ERSLEV, Eric A., Department of Geosciences, Colorado State Univ, Fort Collins, CO 80523, erslev@cnr.colostate.edu

What controls basement-involved foreland deformation? While Laramide structures are inactive, excellent exposures combined with abundant subsurface data provide important constraints on this problem. On the scale of individual structures, earlier hypotheses invoking dominantly vertical or strike-slip tectonics have been falsified by extensive evidence for NE-SW to E-W shortening by slightly transpressive thrust tectonics. Laramide structural geometries can be replicated by rotational fault-bend folding of crystalline basement blocks whose bounding thrust faults are linked to flexural slip folding of the upper-most sedimentary strata through intermediary triangular shear (trishear) zones. Pre-existing weaknesses appear to guide local deformation geometries without controlling regional patterns.

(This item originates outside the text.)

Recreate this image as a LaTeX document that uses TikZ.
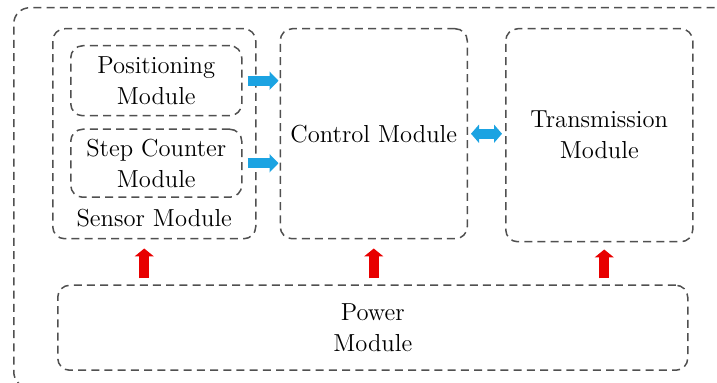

Proposed Laramide connections to plate processes have included shear and hydration from below during low-angle subduction as well as collisional plate coupling to the west. Laramide deformation was largely amagmatic, correlating with a Cordilleran magmatic gap. In the northern Rockies, the regular spacing and asymmetrical geometries of many Laramide arches combined with limited geophysical evidence for an unfolded Moho suggest buckling of the upper crust above a subhorizontal detachment with minimal involvement of the lower lithosphere. The temporal overlap of thin-skinned Sevier and thick-skinned Laramide thrusting also suggests that the motive force(s) driving crustal shortening originated from the main Cordilleran orogen to the west, not from below the Rockies. The southern Rocky Mountains differ in three important ways: 1) the minimally-deformed Colorado Plateau separates the Laramide arches from the main Cordilleran thrust belt, 2) post-Laramide magmatism and extension may have concealed Laramide deformation of the Moho, and 3) the enigmatic, early-Laramide Colorado Mineral Belt formed a northeast-trending belt of magmatic centers across both the Colorado Plateau and the southern Rockies. While subduction-related shear, erosion and/or hydration of the North American mantle lithosphere beneath the Rockies may have contributed to Laramide deformation, similar basement-involved deformation in more purely collisional orogens suggest that plate coupling to the west drove foreland shortening during the Laramide orogeny.